When a PTR changes, compare it with address lifecycle events before treating it as an intrusion. Cloud providers reassign addresses, mail platforms move pools, and reverse records can lag behind decommissioning. A historical observation establishes what a lookup returned at that time, not who made the change. Provider audit logs and infrastructure records are better sources for attribution. Keep the DNS observation because it shows when the external naming inconsistency became visible to your checks.

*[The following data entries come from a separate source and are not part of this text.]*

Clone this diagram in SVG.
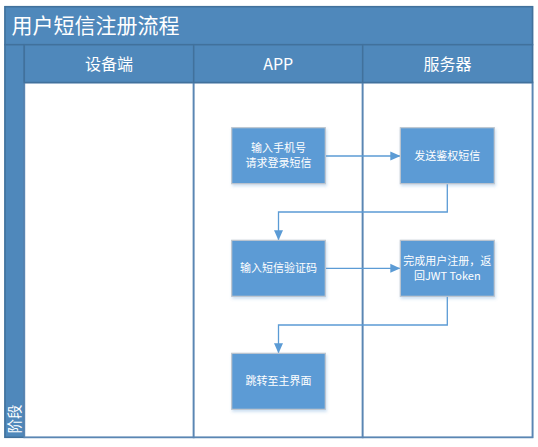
<svg xmlns="http://www.w3.org/2000/svg" width="538" height="447" viewBox="0 0 538 447">
<style>
.hdr{fill:#4F88BB;stroke:#41719C;stroke-width:1.5}
.lane{fill:#FFFFFF;stroke:#5A86B3;stroke-width:1.8}
.ttl{font-family:"Noto Sans CJK SC","Liberation Sans",sans-serif;fill:#FFFFFF}
.box{fill:#5B9BD5;stroke:#BFC6CE;stroke-width:1.2;filter:url(#sh)}
.bt{font-family:"Noto Sans CJK SC","Liberation Sans",sans-serif;font-size:11px;fill:#FFFFFF;text-anchor:middle}
.cn{fill:none;stroke:#5B9BD5;stroke-width:1.3}
</style>
<defs>
<filter id="sh" x="-20%" y="-20%" width="150%" height="160%">
<feDropShadow dx="1" dy="2" stdDeviation="1.5" flood-color="#5B9BD5" flood-opacity="0.3"/>
</filter>
<marker id="ah" markerUnits="userSpaceOnUse" markerWidth="10" markerHeight="10" viewBox="0 0 10 10" refX="10" refY="5" orient="auto">
<path d="M0,0.5 L10,5 L0,9.5 Z" fill="#5B9BD5"/>
</marker>
</defs>
<g id="pool">
<rect x="5" y="6.7" width="527.5" height="430.6" fill="#FFFFFF" stroke="#5A86B3" stroke-width="1.5"/>
<rect class="hdr" x="5" y="6.7" width="527.5" height="38"/>
<text class="ttl" x="11.5" y="32.5" font-size="21">用户短信注册流程</text>
</g>
<g id="stage">
<rect class="hdr" x="5" y="44.7" width="19.3" height="392.6"/>
<text class="ttl" font-size="14.5" transform="translate(20,419) rotate(-90)" text-anchor="middle">阶段</text>
</g>
<g id="lane-device">
<rect class="lane" x="24.3" y="82.5" width="169.4" height="354.8"/>
<rect class="hdr" x="24.3" y="44.7" width="169.4" height="37.8"/>
<text class="ttl" x="109" y="69.5" font-size="16" text-anchor="middle">设备端</text>
</g>
<g id="lane-app">
<rect class="lane" x="193.7" y="82.5" width="169" height="354.8"/>
<rect class="hdr" x="193.7" y="44.7" width="169" height="37.8"/>
<text class="ttl" x="278.2" y="69.5" font-size="16" text-anchor="middle">APP</text>
</g>
<g id="lane-server">
<rect class="lane" x="362.7" y="82.5" width="169.8" height="354.8"/>
<rect class="hdr" x="362.7" y="44.7" width="169.8" height="37.8"/>
<text class="ttl" x="447.6" y="69.5" font-size="16" text-anchor="middle">服务器</text>
</g>
<g id="connectors">
<path class="cn" d="M325.3,156 H400.3" marker-end="url(#ah)"/>
<path class="cn" d="M447.3,184 V212 H278.5 V240.3" marker-end="url(#ah)"/>
<path class="cn" d="M325.3,268.3 H400.3" marker-end="url(#ah)"/>
<path class="cn" d="M447.3,296 V325 H278.5 V353.3" marker-end="url(#ah)"/>
</g>
<g id="n1">
<rect class="box" x="231.7" y="127.7" width="93.6" height="56"/>
<text class="bt" x="278.5" y="152">输入手机号</text>
<text class="bt" x="278.5" y="166.5">请求登录短信</text>
</g>
<g id="n2">
<rect class="box" x="400.3" y="127.7" width="94" height="56"/>
<text class="bt" x="447.3" y="159.8">发送鉴权短信</text>
</g>
<g id="n3">
<rect class="box" x="231.7" y="240.3" width="93.6" height="56"/>
<text class="bt" x="278.5" y="272.2">输入短信验证码</text>
</g>
<g id="n4">
<rect class="box" x="400.3" y="240.3" width="94" height="56"/>
<text class="bt" x="447.3" y="265">完成用户注册，返</text>
<text class="bt" x="447.3" y="279.5">回JWT Token</text>
</g>
<g id="n5">
<rect class="box" x="231.7" y="353.3" width="93.6" height="56"/>
<text class="bt" x="278.5" y="385.2">跳转至主界面</text>
</g>
</svg>
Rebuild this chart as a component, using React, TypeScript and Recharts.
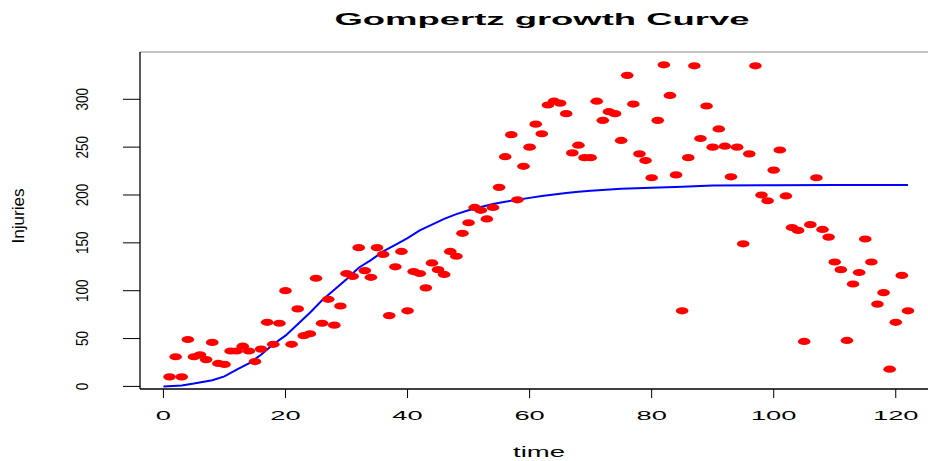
import React from 'react';
import {
  ComposedChart,
  Scatter,
  Line,
  XAxis,
  YAxis,
  ReferenceLine,
} from 'recharts';

// observed injuries, one per time step starting at t = 1
const injuries = [
  10, 31, 10, 49, 31, 33, 28, 46, 24, 23,
  37, 37, 42, 37, 26, 39, 67, 44, 66, 100,
  44, 81, 53, 55, 113, 66, 91, 64, 84, 118,
  115, 145, 121, 114, 145, 138, 74, 125, 141, 79,
  120, 118, 103, 129, 122, 117, 141, 136, 160, 171,
  187, 184, 175, 187, 208, 240, 263, 195, 230, 250,
  274, 264, 294, 298, 296, 285, 244, 252, 239, 239,
  298, 278, 287, 285, 257, 325, 295, 243, 236, 218,
  278, 336, 304, 221, 79, 239, 335, 259, 293, 250,
  269, 251, 219, 250, 149, 243, 335, 200, 194, 226,
  247, 199, 166, 163, 47, 169, 218, 164, 156, 130,
  122, 48, 107, 119, 154, 130, 86, 98, 18, 67,
  116, 79,
];

// fitted Gompertz curve
const fitTime = [
  0, 3, 5, 8, 10, 12, 14, 16, 18, 20, 22, 24, 26, 28, 30, 32, 34, 36, 38, 40,
  42, 44, 46, 48, 50, 52, 54, 56, 58, 60, 62, 64, 66, 68, 70, 75, 80, 85, 90,
  100, 110, 122,
];
const fitValue = [
  0, 1, 3, 6.5, 10.5, 17.5, 24, 33, 44, 53, 65, 77, 90, 101, 112, 124, 132, 141, 148, 155,
  163, 169, 175, 180, 184, 187.5, 190.5, 193, 195, 197, 199, 200.5, 202, 203.5, 204.5, 206.5, 207.5, 208.5, 209.8,
  210.3, 210.5, 210.5,
];

const xTicks = [0, 20, 40, 60, 80, 100, 120];
const yTicks = [0, 50, 100, 150, 200, 250, 300];

const points = injuries.map((v, i) => ({ t: i + 1, v }));
const curve = fitTime.map((t, i) => ({ t, fit: fitValue[i] }));

const FONT = '"Liberation Sans", Arial, Helvetica, sans-serif';

const Dot = (props: any) => (
  <ellipse cx={props.cx} cy={props.cy} rx={6.3} ry={3.6} fill="#ff0000" />
);

const XTick = ({ x, y, payload }: any) => (
  <text
    transform={`translate(${x},${y + 20}) scale(2.1,1)`}
    textAnchor="middle"
    fontFamily={FONT}
    fontSize={13}
    fill="#000"
  >
    {payload.value}
  </text>
);

const YTick = ({ x, y, payload }: any) => (
  <text
    transform={`translate(${x - 33},${y}) rotate(-90) scale(1,1.24)`}
    textAnchor="middle"
    fontFamily={FONT}
    fontSize={13.5}
    fill="#000"
  >
    {payload.value}
  </text>
);

export default function App() {
  return (
    <div
      style={{
        position: 'absolute',
        left: 0,
        top: 0,
        width: 928,
        height: 461,
        overflow: 'hidden',
        background: '#fff',
      }}
    >
      <svg width={928} height={40} style={{ position: 'absolute', left: 0, top: 0 }}>
        <text
          x={542}
          y={25}
          textAnchor="middle"
          fontFamily={FONT}
          fontWeight="bold"
          fontSize={17}
          textLength={415}
          lengthAdjust="spacingAndGlyphs"
        >
          Gompertz growth Curve
        </text>
      </svg>
      <ComposedChart
        width={940}
        height={461}
        margin={{ top: 52, right: 2.5, bottom: 0, left: 80 }}
      >
        <XAxis
          type="number"
          dataKey="t"
          domain={[-3.84, 126.84]}
          ticks={xTicks}
          allowDataOverflow
          height={72}
          tickSize={9}
          axisLine={{ stroke: '#000', strokeWidth: 1.3 }}
          tickLine={{ stroke: '#000' }}
          tick={<XTick />}
          label={{
            content: () => (
              <text
                x={539}
                y={457}
                textAnchor="middle"
                fontFamily={FONT}
                fontSize={14}
                textLength={52}
                lengthAdjust="spacingAndGlyphs"
              >
                time
              </text>
            ),
          }}
        />
        <YAxis
          type="number"
          domain={[-2.7, 349.4]}
          ticks={yTicks}
          allowDataOverflow
          width={60}
          tickSize={17}
          axisLine={{ stroke: '#000', strokeWidth: 1.3 }}
          tickLine={{ stroke: '#000' }}
          tick={<YTick />}
          label={{
            content: () => (
              <text
                transform="translate(24,216) rotate(-90)"
                textAnchor="middle"
                fontFamily={FONT}
                fontSize={16}
                textLength={55}
                lengthAdjust="spacingAndGlyphs"
              >
                Injuries
              </text>
            ),
          }}
        />
        <ReferenceLine y={349.4} stroke="#8c8c8c" strokeWidth={1.2} />
        <Scatter
          data={points}
          dataKey="v"
          shape={Dot}
          isAnimationActive={false}
        />
        <Line
          data={curve}
          dataKey="fit"
          type="linear"
          stroke="#0000ff"
          strokeWidth={2}
          dot={false}
          activeDot={false}
          isAnimationActive={false}
        />
      </ComposedChart>
    </div>
  );
}
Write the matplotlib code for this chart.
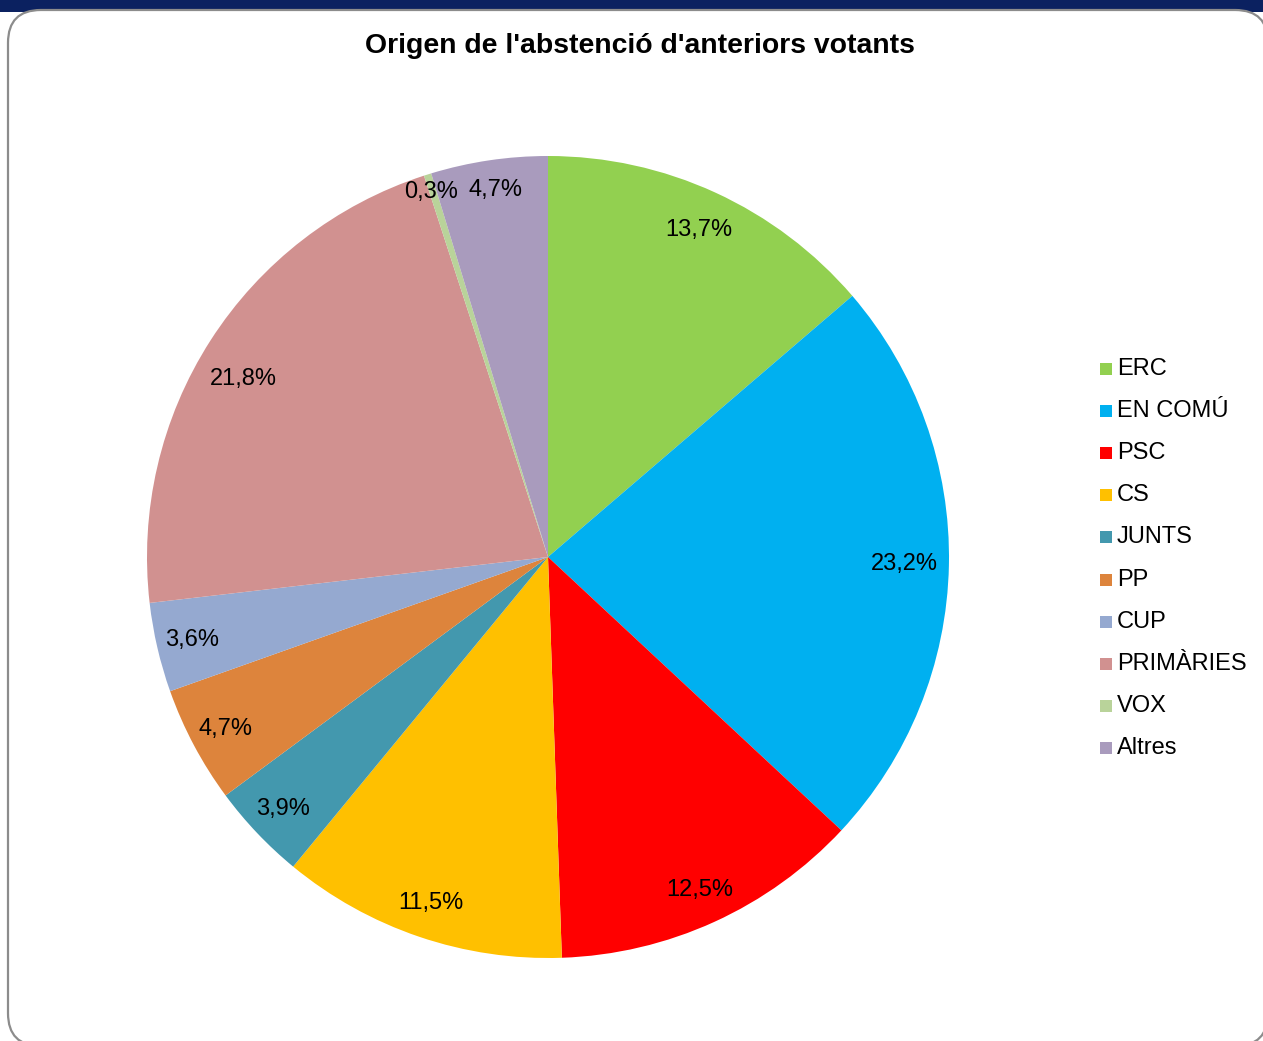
import matplotlib
matplotlib.use("Agg")
import matplotlib.pyplot as plt
from matplotlib.patches import FancyBboxPatch, Rectangle
import numpy as np

plt.rcParams['font.family'] = ['Liberation Sans', 'DejaVu Sans']

categories = ["ERC", "EN COMÚ", "PSC", "CS", "JUNTS", "PP", "CUP", "PRIMÀRIES", "VOX", "Altres"]
values = [13.7, 23.2, 12.5, 11.5, 3.9, 4.7, 3.6, 21.8, 0.3, 4.7]
colors = ["#92D050", "#00B0F0", "#FF0000", "#FFC000", "#4398AE", "#DD843C",
          "#95A9D0", "#D19190", "#B9D39A", "#A99BBD"]
title = "Origen de l'abstenció d'anteriors votants"

W, H = 1263, 1041
fig = plt.figure(figsize=(W / 100, H / 100), dpi=100)

# top navy banner
fig.patches.append(Rectangle((0, 1 - 12 / H), 1, 12 / H, transform=fig.transFigure,
                             facecolor="#0B2160", edgecolor="none", zorder=-5))
# rounded card border (x 8..1268, y 10..1046 in pixels from top)
x0, x1, yt, yb = 8, 1268, 10, 1046
card = FancyBboxPatch((x0 / W, 1 - yb / H), (x1 - x0) / W, (yb - yt) / H,
                      boxstyle="round,pad=0,rounding_size=0.026",
                      transform=fig.transFigure, facecolor="white",
                      edgecolor="#8C8C8C", linewidth=1.6, zorder=-4,
                      mutation_aspect=W / H)
fig.patches.append(card)

fig.text(640 / W, 1 - 46 / H, title, ha="center", va="center",
         fontsize=20.4, fontweight="bold", color="black", zorder=5)

cx, cy, r = 548, 557, 401
ax = fig.add_axes([(cx - r) / W, (H - cy - r) / H, 2 * r / W, 2 * r / H])
ax.set_zorder(2)
wedges, _ = ax.pie(values, colors=colors, startangle=90, counterclock=False,
                   radius=1.0, wedgeprops=dict(linewidth=0))
ax.set_xlim(-1, 1)
ax.set_ylim(-1, 1)
ax.set_aspect("equal")
ax.axis("off")

# label placement tweaks (radius, dx, dy) in axes units
place = {"ERC": (0.898, 0, 0), "EN COMÚ": (0.888, 0, 0),
         "PRIMÀRIES": (0.885, -0.015, -0.035),
         "VOX": (0.96, -0.003, -0.005), "Altres": (0.93, 0.005, -0.005)}

total = sum(values)
cum = 0
for i, v in enumerate(values):
    mid = (cum + v / 2) / total
    cum += v
    ang = np.deg2rad(90 - 360 * mid)
    d, dx, dy = place.get(categories[i], (0.912, 0, 0))
    x = d * np.cos(ang) + dx
    y = d * np.sin(ang) + dy
    lab = f"{v:.1f}%".replace(".", ",")
    ax.text(x, y, lab, ha="center", va="center", fontsize=17, color="black", zorder=6)

# legend
ly0 = 369
dyl = 42.1
for i, (c, col) in enumerate(zip(categories, colors)):
    y = ly0 + i * dyl
    fig.patches.append(Rectangle((1100 / W, 1 - (y + 6) / H), 12 / W, 12 / H,
                                 transform=fig.transFigure, facecolor=col,
                                 edgecolor="none", zorder=5))
    fig.text(1117 / W, 1 - y / H, c, ha="left", va="center", fontsize=17,
             color="black", zorder=5)

fig.savefig("out.png", dpi=100)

For shared or autoscaled infrastructure, monitor the service outcome rather than requiring a fixed PTR on every short-lived address. Dedicated sending pools are different because receiver expectations, reputation, and operational documentation attach to stable IPs. Match the control to the resource lifecycle. A static-name alert on an ephemeral fleet creates noise; no reverse check at all on a dedicated mail IP leaves a real delivery dependency unobserved.
Where DomScan helps
DomScan's IP Lookup returns PTR data and an FCrDNS result alongside network, geolocation, and security enrichment. Treat the enrichment according to its source and confidence: the authoritative PTR is DNS data, while geolocation is an estimate and does not establish a server's exact location. The DNS Lookup API can query PTR records directly when supplied the proper reverse name. Domain and hosting views add context, but they do not turn reverse DNS into proof of a customer or website relationship.
Independent references: Review Azure Reverse DNS Overview and RFC 1035 for baseline details and neutral operational guidance.
For a mail server, the useful end state is simple: the sending IP has an intentional PTR, that hostname resolves back to the IP, the SMTP identity is coherent, and message authentication passes for the intended domain. For an investigation, stop at what the evidence supports. A name attached to an address is a lead, not a verdict.